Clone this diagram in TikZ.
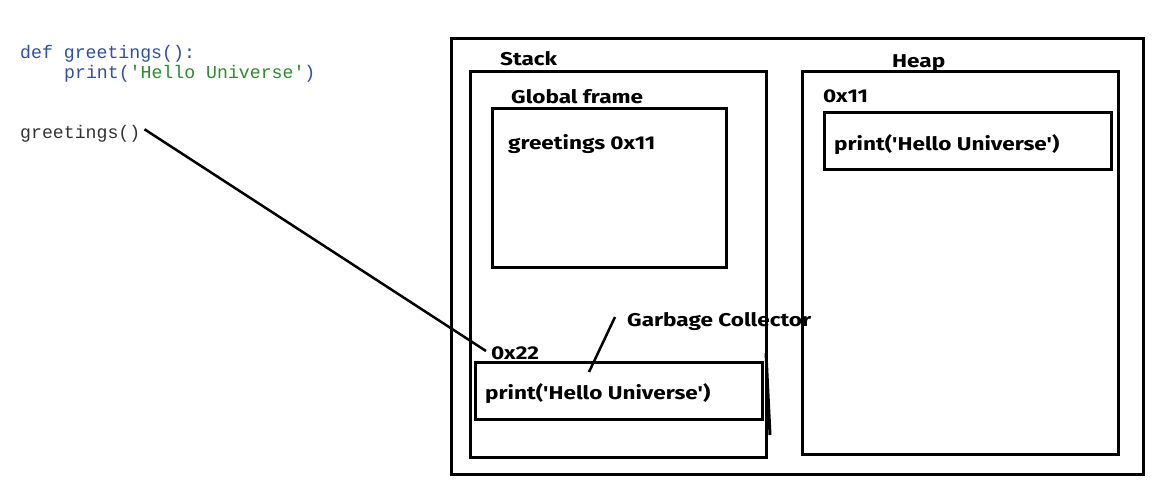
---
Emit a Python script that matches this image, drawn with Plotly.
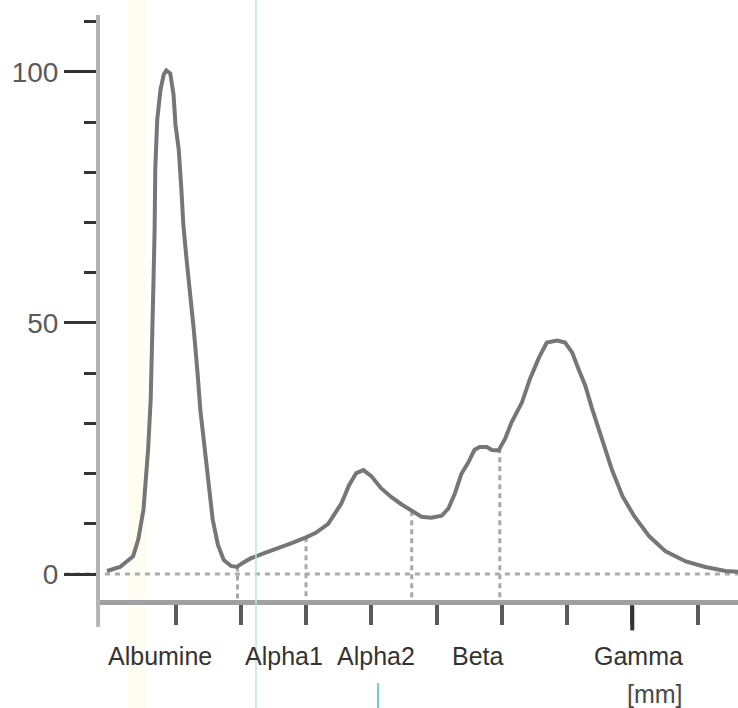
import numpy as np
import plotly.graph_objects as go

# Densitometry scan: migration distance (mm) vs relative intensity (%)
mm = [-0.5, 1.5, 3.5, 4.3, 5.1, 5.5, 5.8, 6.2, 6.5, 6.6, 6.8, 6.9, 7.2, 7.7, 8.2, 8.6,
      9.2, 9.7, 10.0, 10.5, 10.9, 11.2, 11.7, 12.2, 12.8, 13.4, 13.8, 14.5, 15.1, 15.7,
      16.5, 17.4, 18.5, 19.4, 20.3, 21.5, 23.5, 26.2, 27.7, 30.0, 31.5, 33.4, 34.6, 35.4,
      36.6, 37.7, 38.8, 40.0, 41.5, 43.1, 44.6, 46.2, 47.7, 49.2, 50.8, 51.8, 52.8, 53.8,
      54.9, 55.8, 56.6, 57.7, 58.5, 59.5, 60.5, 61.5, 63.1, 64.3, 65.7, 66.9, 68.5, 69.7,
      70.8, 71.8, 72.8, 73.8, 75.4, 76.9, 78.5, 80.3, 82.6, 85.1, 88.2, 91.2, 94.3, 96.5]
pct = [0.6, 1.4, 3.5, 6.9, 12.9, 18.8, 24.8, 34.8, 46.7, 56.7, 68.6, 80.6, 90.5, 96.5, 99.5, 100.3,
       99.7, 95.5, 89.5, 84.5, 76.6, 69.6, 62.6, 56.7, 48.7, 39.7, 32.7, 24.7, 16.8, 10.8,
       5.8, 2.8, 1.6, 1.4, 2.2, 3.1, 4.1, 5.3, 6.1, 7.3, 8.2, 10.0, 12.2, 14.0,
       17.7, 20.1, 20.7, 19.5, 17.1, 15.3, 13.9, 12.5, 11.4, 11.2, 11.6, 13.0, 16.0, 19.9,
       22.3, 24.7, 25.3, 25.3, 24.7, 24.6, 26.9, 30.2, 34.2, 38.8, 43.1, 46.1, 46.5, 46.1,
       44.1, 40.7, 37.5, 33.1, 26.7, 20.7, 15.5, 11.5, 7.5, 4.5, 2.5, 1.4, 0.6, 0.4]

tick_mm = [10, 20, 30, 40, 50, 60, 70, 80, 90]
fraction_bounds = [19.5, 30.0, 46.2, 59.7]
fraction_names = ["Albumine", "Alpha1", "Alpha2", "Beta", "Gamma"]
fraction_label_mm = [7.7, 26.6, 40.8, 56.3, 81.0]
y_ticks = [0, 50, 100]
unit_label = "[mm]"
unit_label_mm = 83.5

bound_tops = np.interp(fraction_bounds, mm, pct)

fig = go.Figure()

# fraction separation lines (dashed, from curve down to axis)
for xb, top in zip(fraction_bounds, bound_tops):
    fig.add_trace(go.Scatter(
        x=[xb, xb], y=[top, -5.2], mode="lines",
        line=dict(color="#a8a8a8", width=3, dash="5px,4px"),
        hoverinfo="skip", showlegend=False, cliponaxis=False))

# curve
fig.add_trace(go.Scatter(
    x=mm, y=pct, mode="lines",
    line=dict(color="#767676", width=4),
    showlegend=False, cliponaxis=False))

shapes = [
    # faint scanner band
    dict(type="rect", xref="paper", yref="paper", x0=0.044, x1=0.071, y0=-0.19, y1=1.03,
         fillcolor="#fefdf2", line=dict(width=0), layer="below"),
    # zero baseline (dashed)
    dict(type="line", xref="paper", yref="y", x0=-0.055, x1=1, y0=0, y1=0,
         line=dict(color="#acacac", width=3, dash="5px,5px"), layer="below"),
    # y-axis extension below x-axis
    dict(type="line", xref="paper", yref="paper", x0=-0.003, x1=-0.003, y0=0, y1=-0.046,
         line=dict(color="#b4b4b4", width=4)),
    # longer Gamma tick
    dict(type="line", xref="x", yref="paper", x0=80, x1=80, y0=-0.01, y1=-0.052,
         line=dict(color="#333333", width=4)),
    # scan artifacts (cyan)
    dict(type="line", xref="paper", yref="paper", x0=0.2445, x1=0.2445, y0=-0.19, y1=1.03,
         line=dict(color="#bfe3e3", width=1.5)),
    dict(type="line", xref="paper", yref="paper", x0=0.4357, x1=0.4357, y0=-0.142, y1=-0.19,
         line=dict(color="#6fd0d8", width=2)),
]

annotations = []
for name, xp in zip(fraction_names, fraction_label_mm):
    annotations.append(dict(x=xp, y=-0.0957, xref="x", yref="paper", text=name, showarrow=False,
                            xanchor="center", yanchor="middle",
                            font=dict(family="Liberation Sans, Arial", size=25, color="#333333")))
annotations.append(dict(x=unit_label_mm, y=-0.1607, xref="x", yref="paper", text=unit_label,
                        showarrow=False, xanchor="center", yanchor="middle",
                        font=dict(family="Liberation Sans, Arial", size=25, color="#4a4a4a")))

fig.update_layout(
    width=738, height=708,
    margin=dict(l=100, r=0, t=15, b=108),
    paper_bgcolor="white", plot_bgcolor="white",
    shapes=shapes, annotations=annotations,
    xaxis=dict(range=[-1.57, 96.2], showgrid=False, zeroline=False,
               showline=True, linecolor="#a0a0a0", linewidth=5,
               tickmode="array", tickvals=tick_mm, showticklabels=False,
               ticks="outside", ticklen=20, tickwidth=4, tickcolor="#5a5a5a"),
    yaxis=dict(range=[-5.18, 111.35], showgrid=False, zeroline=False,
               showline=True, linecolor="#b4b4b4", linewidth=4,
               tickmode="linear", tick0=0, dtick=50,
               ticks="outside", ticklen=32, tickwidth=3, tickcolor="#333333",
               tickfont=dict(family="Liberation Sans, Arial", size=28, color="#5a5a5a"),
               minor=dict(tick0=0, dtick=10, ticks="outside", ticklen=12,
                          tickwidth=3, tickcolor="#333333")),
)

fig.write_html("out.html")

REQUIRED WORK
Return exactly the lines from the one with "Emit a Python" to the one with "bound_tops = np.interp(fraction_bounds, mm, pct)", both ends kept, and only those. Images are left out.

TASK RESULT
Emit a Python script that matches this image, drawn with Plotly.
import numpy as np
import plotly.graph_objects as go

# Densitometry scan: migration distance (mm) vs relative intensity (%)
mm = [-0.5, 1.5, 3.5, 4.3, 5.1, 5.5, 5.8, 6.2, 6.5, 6.6, 6.8, 6.9, 7.2, 7.7, 8.2, 8.6,
      9.2, 9.7, 10.0, 10.5, 10.9, 11.2, 11.7, 12.2, 12.8, 13.4, 13.8, 14.5, 15.1, 15.7,
      16.5, 17.4, 18.5, 19.4, 20.3, 21.5, 23.5, 26.2, 27.7, 30.0, 31.5, 33.4, 34.6, 35.4,
      36.6, 37.7, 38.8, 40.0, 41.5, 43.1, 44.6, 46.2, 47.7, 49.2, 50.8, 51.8, 52.8, 53.8,
      54.9, 55.8, 56.6, 57.7, 58.5, 59.5, 60.5, 61.5, 63.1, 64.3, 65.7, 66.9, 68.5, 69.7,
      70.8, 71.8, 72.8, 73.8, 75.4, 76.9, 78.5, 80.3, 82.6, 85.1, 88.2, 91.2, 94.3, 96.5]
pct = [0.6, 1.4, 3.5, 6.9, 12.9, 18.8, 24.8, 34.8, 46.7, 56.7, 68.6, 80.6, 90.5, 96.5, 99.5, 100.3,
       99.7, 95.5, 89.5, 84.5, 76.6, 69.6, 62.6, 56.7, 48.7, 39.7, 32.7, 24.7, 16.8, 10.8,
       5.8, 2.8, 1.6, 1.4, 2.2, 3.1, 4.1, 5.3, 6.1, 7.3, 8.2, 10.0, 12.2, 14.0,
       17.7, 20.1, 20.7, 19.5, 17.1, 15.3, 13.9, 12.5, 11.4, 11.2, 11.6, 13.0, 16.0, 19.9,
       22.3, 24.7, 25.3, 25.3, 24.7, 24.6, 26.9, 30.2, 34.2, 38.8, 43.1, 46.1, 46.5, 46.1,
       44.1, 40.7, 37.5, 33.1, 26.7, 20.7, 15.5, 11.5, 7.5, 4.5, 2.5, 1.4, 0.6, 0.4]

tick_mm = [10, 20, 30, 40, 50, 60, 70, 80, 90]
fraction_bounds = [19.5, 30.0, 46.2, 59.7]
fraction_names = ["Albumine", "Alpha1", "Alpha2", "Beta", "Gamma"]
fraction_label_mm = [7.7, 26.6, 40.8, 56.3, 81.0]
y_ticks = [0, 50, 100]
unit_label = "[mm]"
unit_label_mm = 83.5

bound_tops = np.interp(fraction_bounds, mm, pct)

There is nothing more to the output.